Assistant Professor of Economics Erik Nelson noted that both the administration’s and the Aperio Group’s calculations on endowment performance were made by looking at past market performance.
“My suspicion would be that socially responsible funds probably do not perform as well as mixed funds in general,” Nelson said. “Over any given time period in hindsight you can find socially responsible companies that preformed better than your investments.”
Nelson explained that any retrospective study could easily find investments that would have out-performed actual investments.
According to Goodrich, Mills did not respond to the data presented by the Aperio Group.

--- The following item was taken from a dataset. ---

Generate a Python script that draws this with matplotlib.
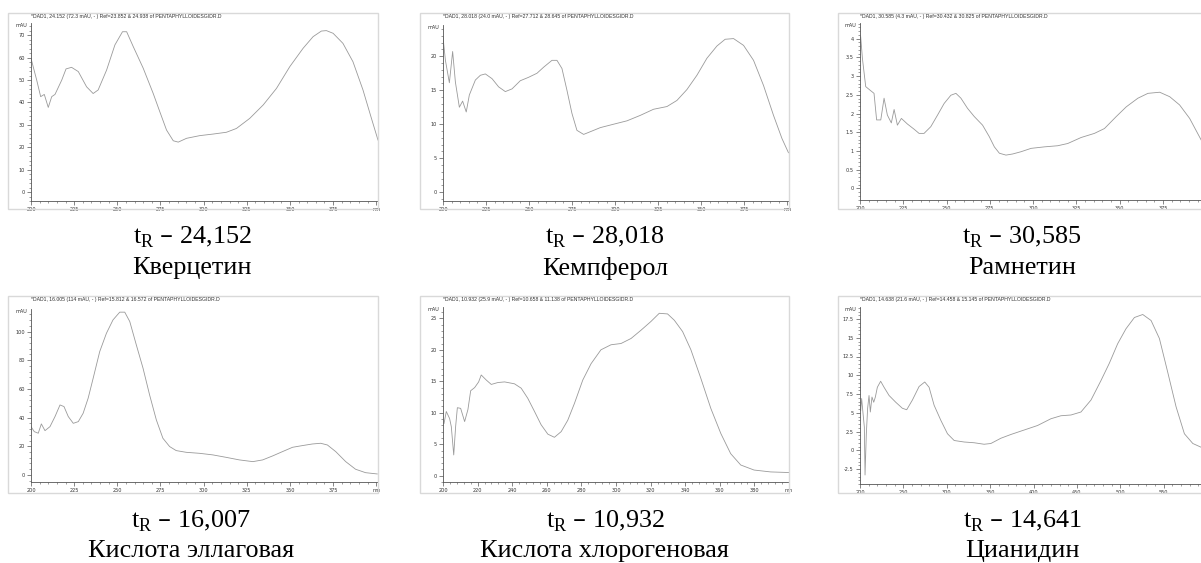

“He said that they don’t know what they’re talking about,” said Goodrich.
Students at Middlebury, where environmental activist Bill McKibben is a scholar in residence, are also campaigning for divestment. According to MIT professor Mark Kritzman, divestment would cost Middlebury $17 million over a five-year period. Nevertheless, McKibben contends that divestment would have either a negligible or even a positive impact on the endowment.
During a panel discussion on divestment at Middlebury on January 22, renewables-focused venture investor Ralphe Earle argued against divestment, saying that he did not believe it was the most effective way to reduce climate change. Earle suggested that students focus on making green decisions on a smaller scale, and that Middlebury should aim to influence energy companies in other ways. McKibben, however, rejected Earle’s suggestions.
On Saturday, February 9, GBA had planned to host a panel discussion with McKibben, Unity College President Stephen Mulkey, Director of Sierra Club Maine Glen Brand, representatives from the Sustainable Endowment Institute, the Responsible Endowments Coalition, and student activists from across Maine. The event was postponed due to weather and scheduling conflicts, and is scheduled to take place this coming week.
“We were hoping to get some of the dialogue out there because there are a lot of questions about divestment,” said McCoy. “Socially responsible investing is a new thing, so there is not a ton of data for it and it’s not quite so established in people’s minds.”
Mills declined to attend the panel, but GBA hopes that other members of the administration will attend.
“We hope they will come, especially if they’re opposed,” said McCoy. “They can challenge our panelists—it’s what they’re there for, to answer questions.”
Although the combined investments of college endowments represent a minimal amount of fossil fuel revenue, McCoy and Goodrich argue that the intent behind divestment is mostly symbolic.
“Divestment represents dissatisfaction among shareholders,” said McCoy. “The U.S. has the best higher education system in the world, and if educational institutions are making a statement against fossil fuels, it would be very impactful.”
McCoy said that she hopes enough schools will divest to create a “PR nightmare” for the fossil fuel companies.
“It’s not about the money,” said Goodrich. “It’s about framing the fossil fuel industry as a perpetrator. It’s about making a statement that colleges aren’t going to be complicit in climate change. That’s the power of divestment.”